[Math] Prove that an open interval and a closed interval are not homeomorphic

Question

Prove that an open interval $(a,b)$ and a closed interval $[c,d]$ are not homeomorphic.

I'm trying to prove this statement but have only vague ideas on how to start. How may I use the property of connectedness to show this?

Answer 1

Here's a proof not using connectedness properties.

Suppose $f: [a,b] \to (c, d)$ is a homeomorphism.
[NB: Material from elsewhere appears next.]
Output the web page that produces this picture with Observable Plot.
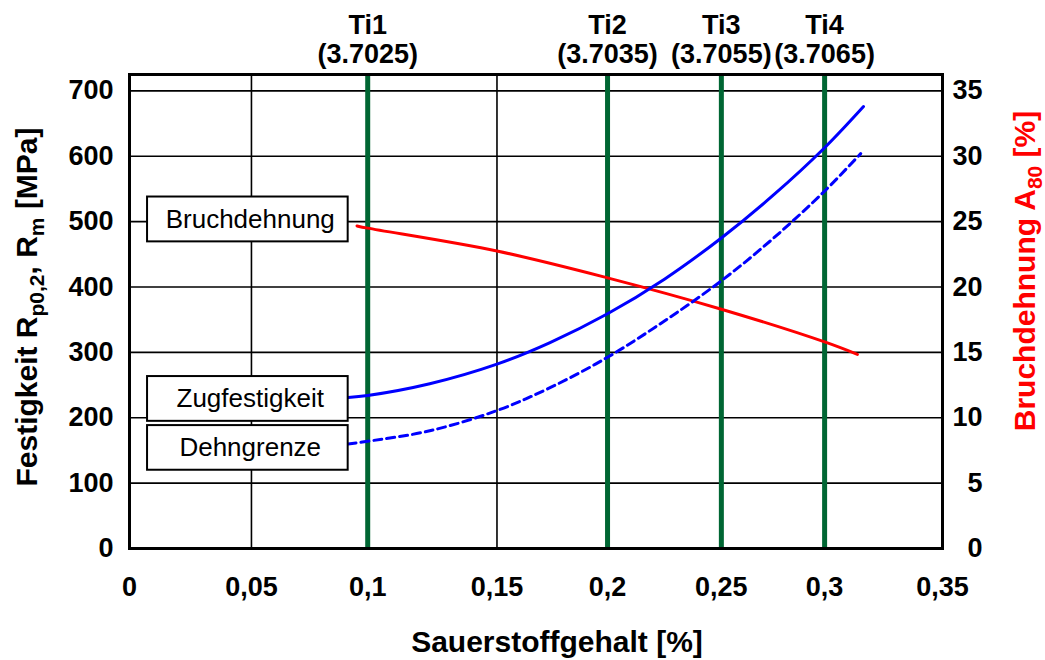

Observe that $f(a)\not=f(b)$ as $f$ is injective and consider the point $f(a)+f(b)\over 2$ at half the distance between $f(a)$ and $f(b)$. As $f$ is surjective, $f(x) = {f(a)+f(b)\over 2 }$ for some $x \in [a,b]$.

Now let $\delta$ be enough for both the distances between $f(x)$ and $f(a)$, and between $f(x)$ and $f(b)$ to be less than $\delta$ and yet the open interval centered at $f(x)$ of radius $\delta$ not to cover the whole $(c,d)$.

As $f$ is continuous, there must be an open interval centered at $x$ large enough to contain both $a$ and $b$ and whose image under $f$ is within a distance of $\delta$ from $f(x)$. As such an interval must ecompass the whole $[a,b]$, the function $f$ cannot be surjective for $\delta$ is chosen in such a way that there're points in $(c,d)$ with a distance from $f(x)$ greater than $\delta$.